The four firefighters “made really good sound critical management decisions. … Unfortunately, there were some things taking place above them, the way the fire was impacting that structure that just caused that catastrophic event,” Garrison said.
It was the deadliest day in the department’s 119-year history. Killed were Capt. Matthew Renaud, 35; engineer operator Robert Bebee, 41; firefighter Robert Garner, 29; and Anne Sullivan, 24, a probationary firefighter. Another 12 firefighters were injured.
A nearly 200-page report made public Monday detailed various problems that happened during the fire, including not properly clearing areas to allow fire trucks and other equipment to reach the scene and one fire crew running out of water from its engine’s tank while another crew had to search for a hydrant.
The report did not indicate the cause of the blaze.
A main focus of the report was detailing problems with the fire department’s communication system, which had been put in place about a month before the deadly blaze. Garrison said the radio system at the time of the fire allowed people to inadvertently hit a button and key up a microphone, tying up the communication system and preventing others from speaking.
The fire department also needs to provide training on “proper radio discipline,” so people communicate over the radio only when necessary, the report said.

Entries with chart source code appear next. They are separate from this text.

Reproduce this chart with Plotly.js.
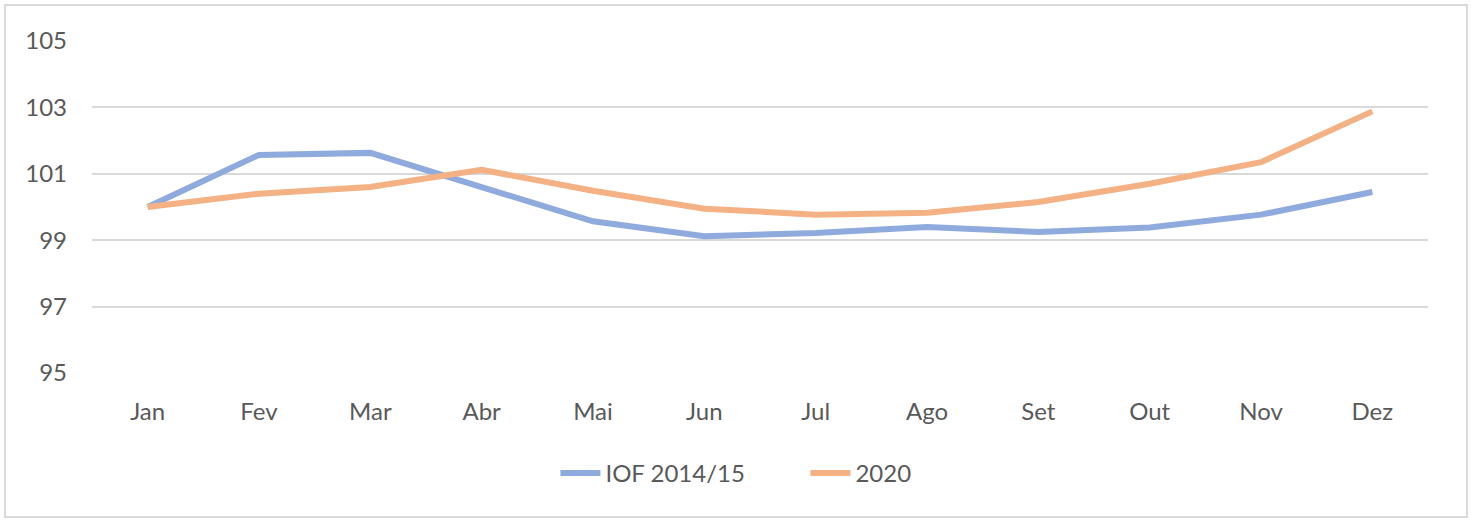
<!DOCTYPE html>
<html>
<head>
<meta charset="utf-8">
<script src="https://cdn.plot.ly/plotly-3.0.1.min.js"></script>
<style>
  html, body { margin: 0; padding: 0; background: #fff; }
  #wrap { position: relative; width: 1471px; height: 521px; }
  #chart { position: absolute; left: 0; top: 0; width: 1471px; height: 521px; }
  #frame { position: absolute; left: 4px; top: 4px; width: 1460px; height: 510px;
           border: 2px solid #d9d9d9; pointer-events: none; }
</style>
</head>
<body>
<div id="wrap">
  <div id="chart"></div>
  <div id="frame"></div>
</div>
<script>
const months = ["Jan", "Fev", "Mar", "Abr", "Mai", "Jun", "Jul", "Ago", "Set", "Out", "Nov", "Dez"];
const iof2014 = [100.0, 101.57, 101.63, 100.6, 99.57, 99.12, 99.22, 99.4, 99.25, 99.38, 99.77, 100.45];
const y2020 = [100.0, 100.4, 100.6, 101.12, 100.49, 99.95, 99.77, 99.83, 100.15, 100.7, 101.35, 102.88];
const yTicks = [95, 97, 99, 101, 103, 105];

const font = { family: "Lato, 'Open Sans', sans-serif", size: 24, color: "#595959" };

const traces = [
  { x: months, y: iof2014, name: "IOF 2014/15", type: "scatter", mode: "lines",
    line: { color: "#8FAADC", width: 6 } },
  { x: months, y: y2020, name: "2020", type: "scatter", mode: "lines",
    line: { color: "#F4B183", width: 6 } }
];

const layout = {
  width: 1471, height: 521,
  margin: { l: 92, r: 43, t: 41, b: 148 },
  paper_bgcolor: "#ffffff", plot_bgcolor: "#ffffff",
  font: font,
  showlegend: true,
  legend: { orientation: "h", x: 0.534, xanchor: "center", y: -0.235, yanchor: "top",
            font: font, itemwidth: 40, entrywidth: 195, entrywidthmode: "pixels" },
  xaxis: { type: "category", range: [-0.5, 11.5], showgrid: false, zeroline: false, showline: false,
           ticks: "", ticklabelstandoff: 22, tickfont: font, fixedrange: true },
  yaxis: { range: [95, 105], tickvals: yTicks, ticktext: yTicks.map(String),
           showgrid: true, gridcolor: "#d9d9d9", gridwidth: 2, zeroline: false,
           showline: false, ticks: "", ticklabelstandoff: 24, tickfont: font, fixedrange: true }
};

Plotly.newPlot("chart", traces, layout, { displayModeBar: false, staticPlot: true });
</script>
</body>
</html>
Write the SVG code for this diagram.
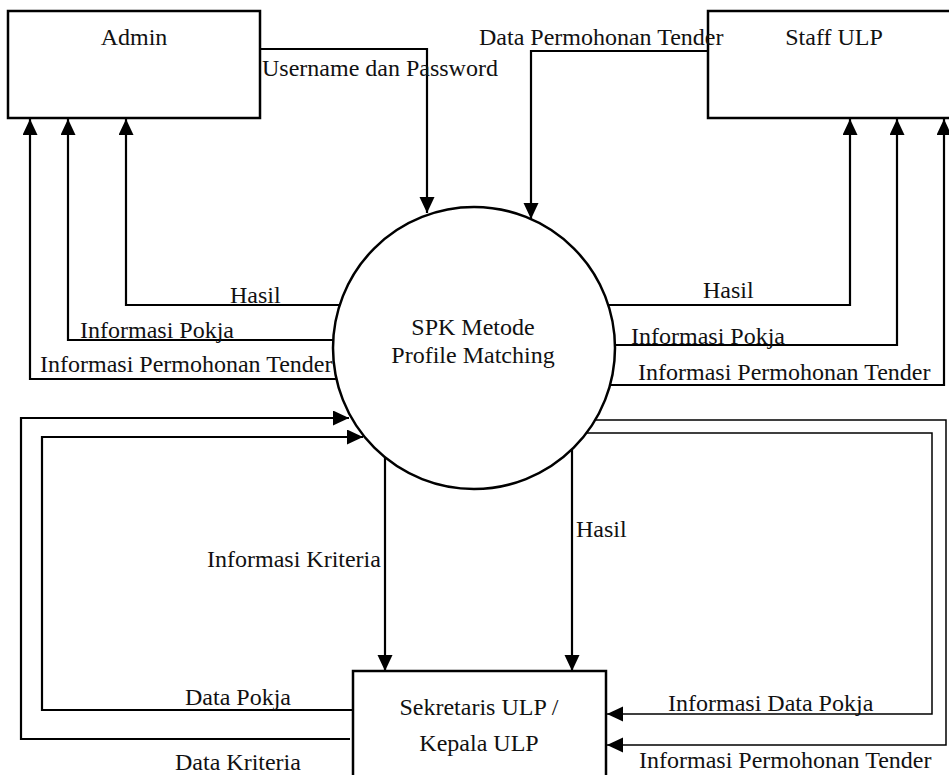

The radio system was changed to give incident commanders and fire chiefs higher priority over using it, Garrison said.
But Richard Mann, executive assistant chief, said radio problems didn’t cause the deaths that day.
“The radio system did not cause that roof to fall,” he said.
The report also offered more than 200 recommendations for improvements in various areas, including communications, technology and operations on the ground while fighting a blaze.
“These are not 200 things that were wrong but things we identified as notable items,” Garrison said.